> WHAT IS EXPECTED
Reproduce, character for character, the lines below from the first through the one with "157, bottom: 83". Leave pictures out.

::::::

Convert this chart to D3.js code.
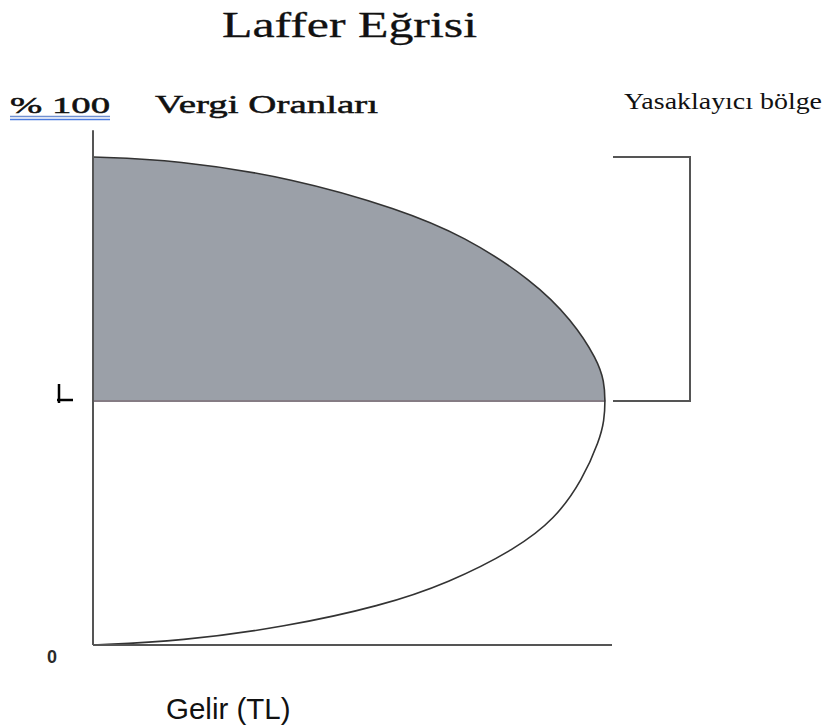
<!DOCTYPE html>
<html>
<head>
<meta charset="utf-8">
<script src="https://cdn.jsdelivr.net/npm/d3@7"></script>
<style>
  body { margin: 0; background: #fff; }
  svg { display: block; }
</style>
</head>
<body>
<div id="chart"></div>
<script>
// Laffer curve: revenue (x) for each tax rate (y)
const rates = [0, 0.8, 3.7, 8.0, 12.7, 19.7, 25.8, 33.8, 42.0, 46, 50, 54, 58.4, 66.6, 74.8, 83.8, 89.3, 95.7, 99.4, 100];
const revenue = [0, 17.0, 37.0, 55.5, 68.5, 81.5, 89.0, 94.3, 97.6, 98.5, 98.7, 98.5, 97.2, 92.3, 84.6, 71.5, 59.0, 38.5, 16.0, 0];
const peakRate = 50;
const bandLabel = "Yasaklayıcı bölge";
const axisLabels = { top: "% 100", y: "Vergi Oranları", zero: "0", x: "Gelir (TL)" };
const chartTitle = "Laffer Eğrisi";

const width = 823, height = 728;
const margin = { left: 93, right: 211, top: 157, bottom: 83 };

const data = rates.map((r, i) => ({ rate: r, rev: revenue[i] }));

const svg = d3.select("#chart").append("svg")
    .attr("width", width)
    .attr("height", height)
    .attr("viewBox", [0, 0, width, height]);

const x = d3.scaleLinear().domain([0, 100]).range([margin.left, width - margin.right]);
const y = d3.scaleLinear().domain([0, 100]).range([height - margin.bottom, margin.top]);

const curve = d3.curveBasis;

// shaded prohibitive range (rate above the peak)
const upper = data.filter(d => d.rate >= peakRate);
const area = d3.area()
    .y(d => y(d.rate))
    .x0(x(0))
    .x1(d => x(d.rev))
    .curve(curve);
svg.append("path")
    .datum(upper)
    .attr("d", area)
    .attr("fill", "#9ba0a8");

// line across at the peak rate
const peakRev = data.find(d => d.rate === peakRate).rev;
svg.append("line")
    .attr("x1", x(0)).attr("x2", x(peakRev))
    .attr("y1", y(peakRate)).attr("y2", y(peakRate))
    .attr("stroke", "#857c84")
    .attr("stroke-width", 2);

// the curve
const line = d3.line()
    .x(d => x(d.rev))
    .y(d => y(d.rate))
    .curve(curve);
svg.append("path")
    .datum(data)
    .attr("d", line)
    .attr("fill", "none")
    .attr("stroke", "#333")
    .attr("stroke-width", 1.6);

// axes (plain lines, no ticks)
svg.append("line")
    .attr("x1", x(0)).attr("x2", x(0))
    .attr("y1", y(0)).attr("y2", y(105.5))
    .attr("stroke", "#555").attr("stroke-width", 2);
svg.append("line")
    .attr("x1", x(0)).attr("x2", x(100))
    .attr("y1", y(0)).attr("y2", y(0))
    .attr("stroke", "#555").attr("stroke-width", 2);

// bracket for the prohibitive range
const bx0 = x(100) + 1, bx1 = x(100) + 78;
svg.append("path")
    .attr("d", `M${bx0},${y(100)}H${bx1}V${y(peakRate)}H${bx0}`)
    .attr("fill", "none")
    .attr("stroke", "#555")
    .attr("stroke-width", 2);

// small mark at the peak rate on the left
const my = y(peakRate);
svg.append("path")
    .attr("d", `M59,${my - 17}V${my + 2}M57,${my - 1}H73`)
    .attr("fill", "none")
    .attr("stroke", "#000")
    .attr("stroke-width", 2.5);

// texts
const serif = "'Liberation Serif', 'Times New Roman', serif";
svg.append("text")
    .attr("x", 222).attr("y", 37)
    .attr("font-family", serif).attr("font-size", 36)
    .attr("textLength", 255).attr("lengthAdjust", "spacingAndGlyphs")
    .attr("fill", "#111").attr("stroke", "#111").attr("stroke-width", 0.3)
    .text(chartTitle);

svg.append("text")
    .attr("x", 10).attr("y", 113)
    .attr("font-family", serif).attr("font-size", 24)
    .attr("textLength", 100).attr("lengthAdjust", "spacingAndGlyphs")
    .attr("fill", "#111").attr("stroke", "#111").attr("stroke-width", 0.5)
    .text(axisLabels.top);
svg.append("line").attr("x1", 10).attr("x2", 110).attr("y1", 116.5).attr("y2", 116.5)
    .attr("stroke", "#6f8fd0").attr("stroke-width", 1.5);
svg.append("line").attr("x1", 10).attr("x2", 110).attr("y1", 119.5).attr("y2", 119.5)
    .attr("stroke", "#4b7be0").attr("stroke-width", 1.5);

svg.append("text")
    .attr("x", 155).attr("y", 113)
    .attr("font-family", serif).attr("font-size", 26)
    .attr("textLength", 223).attr("lengthAdjust", "spacingAndGlyphs")
    .attr("fill", "#111").attr("stroke", "#111").attr("stroke-width", 0.5)
    .text(axisLabels.y);

svg.append("text")
    .attr("x", 624).attr("y", 109)
    .attr("font-family", serif).attr("font-size", 24)
    .attr("textLength", 198).attr("lengthAdjust", "spacingAndGlyphs")
    .attr("fill", "#111")
    .text(bandLabel);

svg.append("text")
    .attr("x", 52).attr("y", 663)
    .attr("text-anchor", "middle")
    .attr("font-family", "'Liberation Sans', Arial, sans-serif")
    .attr("font-size", 18).attr("font-weight", "bold")
    .attr("fill", "#2a2a2a")
    .text(axisLabels.zero);

svg.append("text")
    .attr("x", 166).attr("y", 719)
    .attr("font-family", "'Liberation Sans', Arial, sans-serif")
    .attr("font-size", 29.5)
    .attr("fill", "#111")
    .text(axisLabels.x);
</script>
</body>
</html>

::::::

> TASK OUTPUT
Convert this chart to D3.js code.
<!DOCTYPE html>
<html>
<head>
<meta charset="utf-8">
<script src="https://cdn.jsdelivr.net/npm/d3@7"></script>
<style>
  body { margin: 0; background: #fff; }
  svg { display: block; }
</style>
</head>
<body>
<div id="chart"></div>
<script>
// Laffer curve: revenue (x) for each tax rate (y)
const rates = [0, 0.8, 3.7, 8.0, 12.7, 19.7, 25.8, 33.8, 42.0, 46, 50, 54, 58.4, 66.6, 74.8, 83.8, 89.3, 95.7, 99.4, 100];
const revenue = [0, 17.0, 37.0, 55.5, 68.5, 81.5, 89.0, 94.3, 97.6, 98.5, 98.7, 98.5, 97.2, 92.3, 84.6, 71.5, 59.0, 38.5, 16.0, 0];
const peakRate = 50;
const bandLabel = "Yasaklayıcı bölge";
const axisLabels = { top: "% 100", y: "Vergi Oranları", zero: "0", x: "Gelir (TL)" };
const chartTitle = "Laffer Eğrisi";

const width = 823, height = 728;
const margin = { left: 93, right: 211, top: 157, bottom: 83 };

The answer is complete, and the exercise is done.